Dataset excerpt —
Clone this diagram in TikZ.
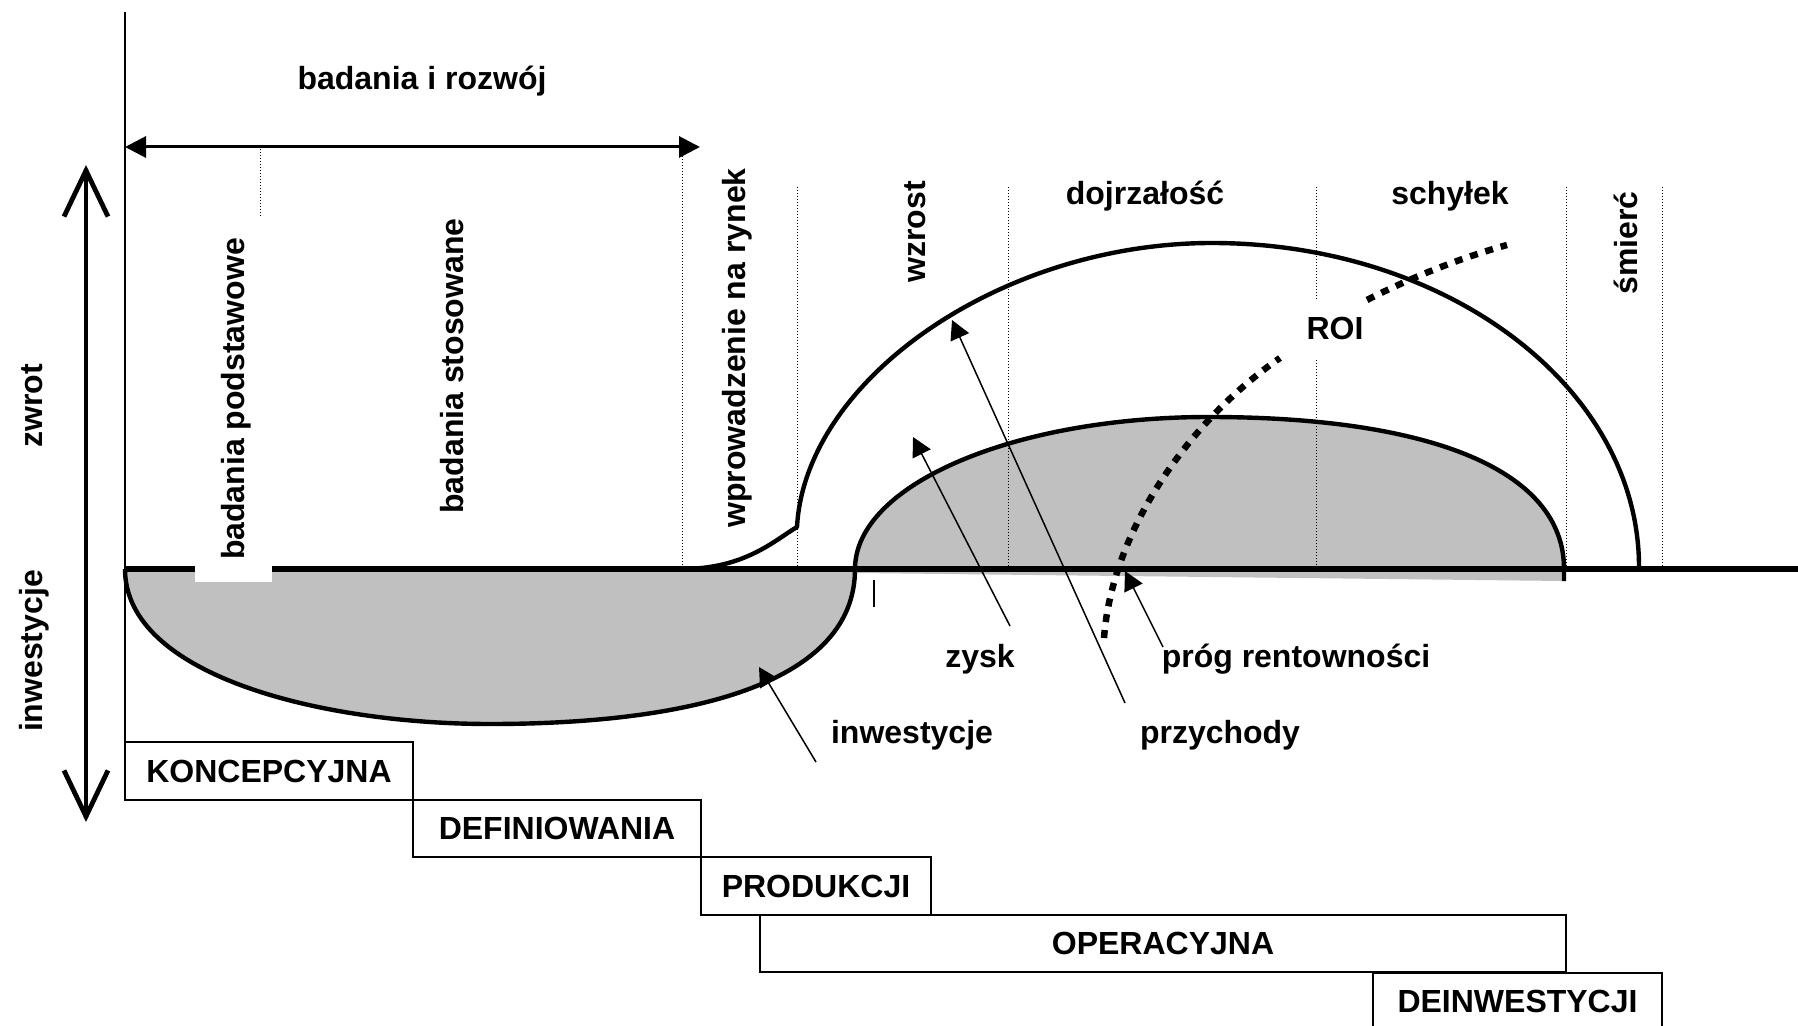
\documentclass[tikz,border=0pt]{standalone}
\usepackage{fontspec}
\setmainfont{Liberation Sans}
\usetikzlibrary{arrows.meta}
\definecolor{lobegray}{HTML}{C0C0C0}
\begin{document}
\begin{tikzpicture}[x=0.5pt,y=-0.5pt,
  lbl/.style={font=\fontsize{16}{19}\selectfont\bfseries, inner sep=0pt, anchor=base},
  vlbl/.style={lbl, rotate=90},
  divider/.style={line width=0.5pt, dash pattern=on 0.5pt off 1pt},
  curve/.style={line width=2.2pt, line join=round},
  roi/.style={line width=3.25pt, dash pattern=on 4pt off 4pt},
  pointer/.style={line width=0.75pt, -{Triangle[length=9.5pt,width=10pt]}},
  phase/.style={draw, line width=1pt, inner sep=0pt, anchor=center,
    font=\fontsize{16}{19}\selectfont\bfseries}
]
\useasboundingbox (0,0) rectangle (1798,1026);
\clip (0,0) rectangle (1798,1026);
\fill[white] (0,0) rectangle (1798,1026);

% grey areas
\fill[lobegray] (125,569) .. controls (125,675) and (320,724) .. (490,724)
  .. controls (700,724) and (855,680) .. (855,569) -- cycle;
\fill[lobegray] (855,569) .. controls (855,485) and (1013,417) .. (1209,417)
  .. controls (1430,417) and (1564,470) .. (1564,569) -- (1564,581) -- (857,573) -- cycle;

% dotted dividers
\draw[divider] (260,149) -- (260,216);
\draw[divider] (682,153) -- (682,569);
\draw[divider] (797,187) -- (797,569);
\draw[divider] (1008,187) -- (1008,569);
\draw[divider] (1316,187) -- (1316,300) (1316,360) -- (1316,569);
\draw[divider] (1566,187) -- (1566,569);
\draw[divider] (1662,187) -- (1662,569);

% base line
\draw[line width=2.75pt] (125,569) -- (1798,569);

% curves
\draw[curve] (125,569) .. controls (125,675) and (320,724) .. (490,724)
  .. controls (700,724) and (855,680) .. (855,569);
\draw[curve] (855,569) .. controls (855,485) and (1013,417) .. (1209,417)
  .. controls (1430,417) and (1564,470) .. (1564,569) -- (1564,581);
\draw[curve] (682,569) .. controls (745,569) and (775,540) .. (797,527)
  .. controls (805,380) and (1000,243) .. (1212,243)
  .. controls (1448,243) and (1639,388) .. (1639,567);
\draw[line width=0.75pt] (874,580) -- (874,607);

% white patch on the base line
\fill[white] (195,566) rectangle (272,582);

% ROI curve
\draw[roi] (1104,638) .. controls (1112,530) and (1190,420) .. (1280,358);
\draw[roi] (1367,300) .. controls (1410,278) and (1460,258) .. (1507,245);

% axes
\draw[line width=1pt] (125,12) -- (125,742);
\coordinate (rdL) at (125,147);
\coordinate (rdR) at (700,147);
\draw[line width=1.5pt, {Triangle[length=10.5pt,width=10.5pt]}-{Triangle[length=10.5pt,width=10.5pt]}] (rdL) -- (rdR);
\coordinate (vaTop) at (86,165);
\coordinate (vaBot) at (86,822);
\draw[line width=2.4pt, {Straight Barb[length=23pt,width=22pt]}-{Straight Barb[length=23pt,width=22pt]}] (vaBot) -- (vaTop);

% labels
\node[lbl] (rd) at (422,90) {badania i rozwój};
\node[lbl] (dojr) at (1145,205) {dojrzałość};
\node[lbl] (schy) at (1450,205) {schyłek};
\node[lbl] (roiL) at (1335,340) {ROI};
\node[lbl] (zysk) at (980,667) {zysk};
\node[lbl] (prog) at (1296,667) {próg rentowności};
\node[lbl] (inw) at (912,743) {inwestycje};
\node[lbl] (przy) at (1220,743) {przychody};

\node[vlbl] (bpod) at (244,399) {badania podstawowe};
\node[vlbl] (bsto) at (463,366) {badania stosowane};
\node[vlbl] (wpro) at (745,348) {wprowadzenie na rynek};
\node[vlbl] (wzr) at (925,232) {wzrost};
\node[vlbl] (smie) at (1637,243) {śmierć};
\node[vlbl] (zwrot) at (42,406) {zwrot};
\node[vlbl] (inwv) at (42,651) {inwestycje};

% pointers
\coordinate (przyTail) at (1125,703);
\coordinate (przyTip) at (952,320);
\coordinate (zyskTail) at (1010,626);
\coordinate (zyskTip) at (913,437);
\coordinate (progTail) at (1163,647);
\coordinate (progTip) at (1125,571);
\coordinate (inwTail) at (816,762);
\coordinate (inwTip) at (759,667);
\draw[pointer] (przyTail) -- (przyTip);
\draw[pointer] (zyskTail) -- (zyskTip);
\draw[pointer] (progTail) -- (progTip);
\draw[pointer] (inwTail) -- (inwTip);

% phases
\node[phase, minimum width=144pt, minimum height=29pt] (konc) at (269,771) {KONCEPCYJNA};
\node[phase, minimum width=144pt, minimum height=28.5pt] (defi) at (557,828.5) {DEFINIOWANIA};
\node[phase, minimum width=115pt, minimum height=29pt] (prod) at (816,886) {PRODUKCJI};
\node[phase, minimum width=403pt, minimum height=28.5pt] (oper) at (1163,943.5) {OPERACYJNA};
\node[phase, minimum width=144.5pt, minimum height=29pt] (dein) at (1517.5,1001.5) {DEINWESTYCJI};
\end{tikzpicture}
\end{document}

What you need to do —
Output a faithful copy of the data, with each picture left out.

Solution to this task —
Clone this diagram in TikZ.
\documentclass[tikz,border=0pt]{standalone}
\usepackage{fontspec}
\setmainfont{Liberation Sans}
\usetikzlibrary{arrows.meta}
\definecolor{lobegray}{HTML}{C0C0C0}
\begin{document}
\begin{tikzpicture}[x=0.5pt,y=-0.5pt,
  lbl/.style={font=\fontsize{16}{19}\selectfont\bfseries, inner sep=0pt, anchor=base},
  vlbl/.style={lbl, rotate=90},
  divider/.style={line width=0.5pt, dash pattern=on 0.5pt off 1pt},
  curve/.style={line width=2.2pt, line join=round},
  roi/.style={line width=3.25pt, dash pattern=on 4pt off 4pt},
  pointer/.style={line width=0.75pt, -{Triangle[length=9.5pt,width=10pt]}},
  phase/.style={draw, line width=1pt, inner sep=0pt, anchor=center,
    font=\fontsize{16}{19}\selectfont\bfseries}
]
\useasboundingbox (0,0) rectangle (1798,1026);
\clip (0,0) rectangle (1798,1026);
\fill[white] (0,0) rectangle (1798,1026);

% grey areas
\fill[lobegray] (125,569) .. controls (125,675) and (320,724) .. (490,724)
  .. controls (700,724) and (855,680) .. (855,569) -- cycle;
\fill[lobegray] (855,569) .. controls (855,485) and (1013,417) .. (1209,417)
  .. controls (1430,417) and (1564,470) .. (1564,569) -- (1564,581) -- (857,573) -- cycle;

% dotted dividers
\draw[divider] (260,149) -- (260,216);
\draw[divider] (682,153) -- (682,569);
\draw[divider] (797,187) -- (797,569);
\draw[divider] (1008,187) -- (1008,569);
\draw[divider] (1316,187) -- (1316,300) (1316,360) -- (1316,569);
\draw[divider] (1566,187) -- (1566,569);
\draw[divider] (1662,187) -- (1662,569);

% base line
\draw[line width=2.75pt] (125,569) -- (1798,569);

% curves
\draw[curve] (125,569) .. controls (125,675) and (320,724) .. (490,724)
  .. controls (700,724) and (855,680) .. (855,569);
\draw[curve] (855,569) .. controls (855,485) and (1013,417) .. (1209,417)
  .. controls (1430,417) and (1564,470) .. (1564,569) -- (1564,581);
\draw[curve] (682,569) .. controls (745,569) and (775,540) .. (797,527)
  .. controls (805,380) and (1000,243) .. (1212,243)
  .. controls (1448,243) and (1639,388) .. (1639,567);
\draw[line width=0.75pt] (874,580) -- (874,607);

% white patch on the base line
\fill[white] (195,566) rectangle (272,582);

% ROI curve
\draw[roi] (1104,638) .. controls (1112,530) and (1190,420) .. (1280,358);
\draw[roi] (1367,300) .. controls (1410,278) and (1460,258) .. (1507,245);

% axes
\draw[line width=1pt] (125,12) -- (125,742);
\coordinate (rdL) at (125,147);
\coordinate (rdR) at (700,147);
\draw[line width=1.5pt, {Triangle[length=10.5pt,width=10.5pt]}-{Triangle[length=10.5pt,width=10.5pt]}] (rdL) -- (rdR);
\coordinate (vaTop) at (86,165);
\coordinate (vaBot) at (86,822);
\draw[line width=2.4pt, {Straight Barb[length=23pt,width=22pt]}-{Straight Barb[length=23pt,width=22pt]}] (vaBot) -- (vaTop);

% labels
\node[lbl] (rd) at (422,90) {badania i rozwój};
\node[lbl] (dojr) at (1145,205) {dojrzałość};
\node[lbl] (schy) at (1450,205) {schyłek};
\node[lbl] (roiL) at (1335,340) {ROI};
\node[lbl] (zysk) at (980,667) {zysk};
\node[lbl] (prog) at (1296,667) {próg rentowności};
\node[lbl] (inw) at (912,743) {inwestycje};
\node[lbl] (przy) at (1220,743) {przychody};

\node[vlbl] (bpod) at (244,399) {badania podstawowe};
\node[vlbl] (bsto) at (463,366) {badania stosowane};
\node[vlbl] (wpro) at (745,348) {wprowadzenie na rynek};
\node[vlbl] (wzr) at (925,232) {wzrost};
\node[vlbl] (smie) at (1637,243) {śmierć};
\node[vlbl] (zwrot) at (42,406) {zwrot};
\node[vlbl] (inwv) at (42,651) {inwestycje};

% pointers
\coordinate (przyTail) at (1125,703);
\coordinate (przyTip) at (952,320);
\coordinate (zyskTail) at (1010,626);
\coordinate (zyskTip) at (913,437);
\coordinate (progTail) at (1163,647);
\coordinate (progTip) at (1125,571);
\coordinate (inwTail) at (816,762);
\coordinate (inwTip) at (759,667);
\draw[pointer] (przyTail) -- (przyTip);
\draw[pointer] (zyskTail) -- (zyskTip);
\draw[pointer] (progTail) -- (progTip);
\draw[pointer] (inwTail) -- (inwTip);

% phases
\node[phase, minimum width=144pt, minimum height=29pt] (konc) at (269,771) {KONCEPCYJNA};
\node[phase, minimum width=144pt, minimum height=28.5pt] (defi) at (557,828.5) {DEFINIOWANIA};
\node[phase, minimum width=115pt, minimum height=29pt] (prod) at (816,886) {PRODUKCJI};
\node[phase, minimum width=403pt, minimum height=28.5pt] (oper) at (1163,943.5) {OPERACYJNA};
\node[phase, minimum width=144.5pt, minimum height=29pt] (dein) at (1517.5,1001.5) {DEINWESTYCJI};
\end{tikzpicture}
\end{document}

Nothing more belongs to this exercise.